Sen. Bong Revilla - his antics
In its entirety, I did not see, on television, nor hear, on radio, Sen. Ramon "Bong" Revilla deliver his privileged speech few days ago even if I primed myself to watch out for it when he announced last week that he was making a stand on the senate hall. This was supposedly in connection with his being accused of plundering the people's money with one Janet Napoles. But, because he is one among the country's highest elected officials, his speech rated a good copy such that all media outlets covered his talk and showed me what I missed.
It is probably the old man in me that continues to hold the senate in highest respect. There were such great intellectuals as Nacionalista Party's Sen. Arturo M. Tolentino, and Sen. Jovito R. Salonga, of the Liberal Party, whose participations in the senate sessions were most enlightening. Each time they took the floor, they showed depth in thought and profundity in learning. And so, I anticipated that the short clips of the privileged speech of Sen. Revilla would be in that profound context.
I forgot that the senator was (is) an actor, not an intellectual. Yes, I failed to consider that in movies, an actor only projects a character and makes believe of one's fictional life. Even those films that are supposedly based on actual life, the actors themselves overdo things to capture the imagination of adoring fans.
Indeed, because of the respect I have for the learned lawmakers I enumerated above, I expected too much from Sen. Revilla. In the end, I was totally dismayed by what I witnessed from the tv footages of his "privileged speech".
I was looking for an attempt by the senator to explain a previous quote alluded to his wife. When the PDAF scam exploded in our midst last year, his lady, Congresswoman Lani Mercado, also a movie star, met the press. In answer to questions from reporters she was quoted as saying something that could be considered as part of what lawyers call as res gestae. I could not remember the exact words she uttered. But the context was something like this: "Where should we get the money to give to our supporters, but the PDAF. We should not spend our own earnings blah blah blah.
Sen. Revilla chose to forget the statement of his wife. His privileged speech was his best opportunity to clarify what his lady said. He could have declared that reporters quoted her wrongly and that to rectify the purported mistake, he was going to court versus such media men for any criminal infraction. His silence on that incident was a deathly confirmation of our initial suspicion.
Also, rather than tell the nation why he believed he and the two other senators, Juan Ponce Enrile and Jinggoy Estrada, were singled out by the administration of His Excellency President Benigno Simeon C. Aquino III, he made a comic out of himself in sounding like some unwritten lines of a movie in the process of production. If he intended his speech to be his preliminary defense against the serious indictment of pocketing millions upon millions of public funds, he succeeded in reminding us that in real life, he only memorizes scripts written for him for entertainment.
Towards the end of the tv footages of the privileged speech, of Sen.
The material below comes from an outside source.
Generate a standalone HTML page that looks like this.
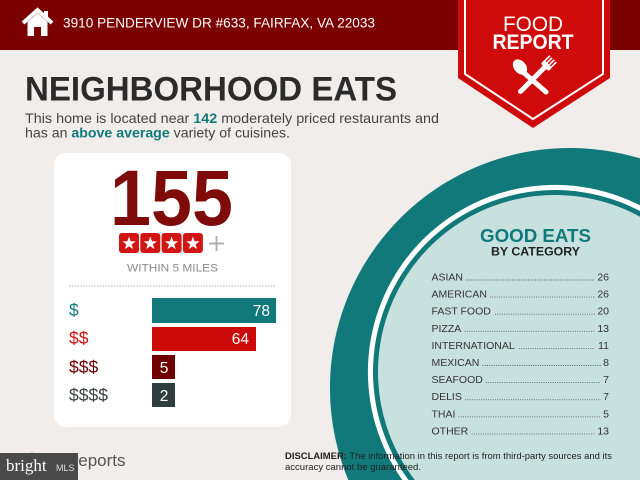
<!DOCTYPE html>
<html><head><meta charset="utf-8"><style>
html,body{margin:0;padding:0;width:640px;height:480px;overflow:hidden;background:#f0edea;}
svg{display:block;overflow:hidden;font-family:"Liberation Sans",Arial,sans-serif;}
</style></head><body>
<svg width="640" height="480" viewBox="0 0 640 480" xmlns="http://www.w3.org/2000/svg">
<rect x="0" y="0" width="640" height="480" fill="#f0edea"/>
<!-- circle (clipped to frame) -->
<path d="M348.3,480 A240,240 0 0,1 640,158.4 L640,480 Z" fill="#12797b"/>
<path d="M402.3,480 A187,187 0 0,1 640,205.4 L640,480 Z" fill="#ffffff"/>
<path d="M408.5,480 A182,182 0 0,1 640,211.1 L640,480 Z" fill="#12797b"/>
<path d="M414.8,480 A177,177 0 0,1 640,216.7 L640,480 Z" fill="#c7e1df"/>
<!-- header -->
<rect x="0" y="0" width="640" height="50" fill="#7b0000"/>
<path d="M23 23 L37.5 10 L52 23" stroke="#fff" stroke-width="4" fill="none"/>
<path d="M27.5 22 L37.5 13 L47.5 22 V36 H41 V27 H34 V36 H27.5 Z" fill="#fff"/>
<rect x="44" y="11" width="4" height="8" fill="#fff"/>
<text x="63" y="27.5" font-size="13.5" fill="#fff" textLength="312" lengthAdjust="spacingAndGlyphs">3910 PENDERVIEW DR #633, FAIRFAX, VA 22033</text>
<!-- banner -->
<polygon points="458,0 610,0 610,78 533,128 458,78" fill="#cf0a0a"/>
<polyline points="465,0 465,74 533,119 603,74 603,0" fill="none" stroke="#fff" stroke-width="2"/>
<text x="533" y="31" font-size="21" fill="#fff" text-anchor="middle" textLength="60" lengthAdjust="spacingAndGlyphs">FOOD</text>
<text x="533" y="49" font-size="21" font-weight="bold" fill="#fff" text-anchor="middle" textLength="81" lengthAdjust="spacingAndGlyphs">REPORT</text>
<!-- spoon -->
<ellipse cx="520" cy="67" rx="6" ry="8.5" fill="#fff" transform="rotate(-40 520 67)"/>
<line x1="523" y1="72" x2="546" y2="92" stroke="#fff" stroke-width="5" stroke-linecap="round"/>
<!-- fork -->
<g transform="translate(546,66) rotate(45)">
<line x1="0" y1="2" x2="0" y2="36" stroke="#fff" stroke-width="5" stroke-linecap="round"/>
<rect x="-5.5" y="-3" width="11" height="5" rx="2" fill="#fff"/>
<line x1="-4.5" y1="-10" x2="-4.5" y2="0" stroke="#fff" stroke-width="1.6"/>
<line x1="-1.5" y1="-10" x2="-1.5" y2="0" stroke="#fff" stroke-width="1.6"/>
<line x1="1.5" y1="-10" x2="1.5" y2="0" stroke="#fff" stroke-width="1.6"/>
<line x1="4.5" y1="-10" x2="4.5" y2="0" stroke="#fff" stroke-width="1.6"/>
</g>
<!-- heading -->
<text x="25" y="100.5" font-size="34" font-weight="bold" fill="#2b2b2b" textLength="372" lengthAdjust="spacingAndGlyphs">NEIGHBORHOOD EATS</text>
<text x="25" y="123" font-size="14" fill="#444" textLength="414" lengthAdjust="spacingAndGlyphs">This home is located near <tspan font-weight="bold" fill="#12797b">142</tspan> moderately priced restaurants and</text>
<text x="25" y="137.5" font-size="14" fill="#444" textLength="265" lengthAdjust="spacingAndGlyphs">has an <tspan font-weight="bold" fill="#12797b">above average</tspan> variety of cuisines.</text>
<!-- card -->
<rect x="54" y="153" width="237" height="274" rx="12" fill="#ffffff"/>
<text x="171.5" y="225" font-size="79" font-weight="bold" fill="#7f0a0a" text-anchor="middle" textLength="123" lengthAdjust="spacingAndGlyphs">155</text>
<g fill="#d11414">
<rect x="119" y="233" width="20" height="20" rx="3"/>
<rect x="140.3" y="233" width="20" height="20" rx="3"/>
<rect x="161.6" y="233" width="20" height="20" rx="3"/>
<rect x="182.9" y="233" width="20" height="20" rx="3"/>
</g>
<g fill="#fff">
<path transform="translate(129,243.5)" d="M0,-7 L1.65,-2.27 L6.66,-2.16 L2.66,0.87 L4.11,5.66 L0,2.8 L-4.11,5.66 L-2.66,0.87 L-6.66,-2.16 L-1.65,-2.27 Z"/>
<path transform="translate(150.3,243.5)" d="M0,-7 L1.65,-2.27 L6.66,-2.16 L2.66,0.87 L4.11,5.66 L0,2.8 L-4.11,5.66 L-2.66,0.87 L-6.66,-2.16 L-1.65,-2.27 Z"/>
<path transform="translate(171.6,243.5)" d="M0,-7 L1.65,-2.27 L6.66,-2.16 L2.66,0.87 L4.11,5.66 L0,2.8 L-4.11,5.66 L-2.66,0.87 L-6.66,-2.16 L-1.65,-2.27 Z"/>
<path transform="translate(192.9,243.5)" d="M0,-7 L1.65,-2.27 L6.66,-2.16 L2.66,0.87 L4.11,5.66 L0,2.8 L-4.11,5.66 L-2.66,0.87 L-6.66,-2.16 L-1.65,-2.27 Z"/>
</g>
<line x1="209" y1="243.5" x2="224" y2="243.5" stroke="#aaa" stroke-width="1.8"/>
<line x1="216.5" y1="236" x2="216.5" y2="251" stroke="#aaa" stroke-width="1.8"/>
<text x="172.5" y="271.5" font-size="11" fill="#8a8a8a" text-anchor="middle" textLength="91" lengthAdjust="spacingAndGlyphs">WITHIN 5 MILES</text>
<line x1="69" y1="286" x2="276" y2="286" stroke="#999" stroke-width="0.8" stroke-dasharray="1.6 1.2"/>
<!-- bars -->
<text x="69" y="316" font-size="17.5" fill="#12797b">$</text>
<rect x="152" y="298" width="124" height="25" fill="#12797b"/>
<text x="270" y="316" font-size="15.5" fill="#fff" text-anchor="end">78</text>
<text x="69" y="344" font-size="17.5" fill="#d01010">$$</text>
<rect x="152" y="327" width="104" height="24" fill="#cc0a0a"/>
<text x="249" y="344" font-size="15.5" fill="#fff" text-anchor="end">64</text>
<text x="69" y="373" font-size="17.5" fill="#6e0000">$$$</text>
<rect x="152" y="355" width="23" height="24" fill="#6e0000"/>
<text x="164" y="373" font-size="15.5" fill="#fff" text-anchor="middle">5</text>
<text x="69" y="401" font-size="17.5" fill="#3c4444">$$$$</text>
<rect x="152" y="383" width="23" height="24" fill="#2f3d3d"/>
<text x="164" y="401" font-size="15.5" fill="#fff" text-anchor="middle">2</text>
<!-- good eats -->
<text x="535.5" y="242" font-size="18" font-weight="bold" fill="#12797b" text-anchor="middle" textLength="111" lengthAdjust="spacingAndGlyphs">GOOD EATS</text>
<text x="535.5" y="255.5" font-size="12" font-weight="bold" fill="#222" text-anchor="middle" textLength="89" lengthAdjust="spacingAndGlyphs">BY CATEGORY</text>
<g font-size="10.5" fill="#333">
<text x="431.5" y="280.5">ASIAN</text><text x="609" y="280.5" text-anchor="end">26</text>
<text x="431.5" y="297.6">AMERICAN</text><text x="609" y="297.6" text-anchor="end">26</text>
<text x="431.5" y="314.7">FAST FOOD</text><text x="609" y="314.7" text-anchor="end">20</text>
<text x="431.5" y="331.8">PIZZA</text><text x="609" y="331.8" text-anchor="end">13</text>
<text x="431.5" y="348.9">INTERNATIONAL</text><text x="609" y="348.9" text-anchor="end">11</text>
<text x="431.5" y="366">MEXICAN</text><text x="609" y="366" text-anchor="end">8</text>
<text x="431.5" y="383.1">SEAFOOD</text><text x="609" y="383.1" text-anchor="end">7</text>
<text x="431.5" y="400.2">DELIS</text><text x="609" y="400.2" text-anchor="end">7</text>
<text x="431.5" y="417.3">THAI</text><text x="609" y="417.3" text-anchor="end">5</text>
<text x="431.5" y="434.4">OTHER</text><text x="609" y="434.4" text-anchor="end">13</text>
</g>
<g stroke="#555" stroke-width="0.9" stroke-dasharray="0.9 1.4">
<line x1="466" y1="280" x2="595" y2="280"/>
<line x1="490" y1="297.1" x2="595" y2="297.1"/>
<line x1="495" y1="314.2" x2="595" y2="314.2"/>
<line x1="464.5" y1="331.3" x2="595" y2="331.3"/>
<line x1="519" y1="348.4" x2="595" y2="348.4"/>
<line x1="482.5" y1="365.5" x2="601" y2="365.5"/>
<line x1="486" y1="382.6" x2="601" y2="382.6"/>
<line x1="465" y1="399.7" x2="601" y2="399.7"/>
<line x1="458.5" y1="416.8" x2="601" y2="416.8"/>
<line x1="471.5" y1="433.9" x2="595" y2="433.9"/>
</g>
<!-- footer -->
<text x="66" y="466" font-size="17" fill="#555">Reports</text>
<circle cx="32" cy="454" r="1.5" fill="#3ab0c0"/>
<rect x="0" y="453" width="78" height="27" fill="#4a4a4a"/>
<text x="6" y="471" font-size="17" fill="#fff" font-family="Liberation Serif, serif">bright</text>
<text x="56" y="471" font-size="9" fill="#ddd">MLS</text>
<text x="285" y="459" font-size="9.5" fill="#222" textLength="327" lengthAdjust="spacingAndGlyphs"><tspan font-weight="bold">DISCLAIMER:</tspan> The information in this report is from third-party sources and its</text>
<text x="285" y="470" font-size="9.5" fill="#222" textLength="136" lengthAdjust="spacingAndGlyphs">accuracy cannot be guaranteed.</text>
</svg>
</body></html>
Revilla, I could ask myself why our country is so unfortunate in the choice of our leaders. I could not escape from the perception that if the senator has destroyed the image of the institution where he belongs with the kind of antics he gave last Monday, he was only manifesting his absence of understanding of what legislation is all about. And if we were to trace the roots of such situation, we only have ourselves to blame.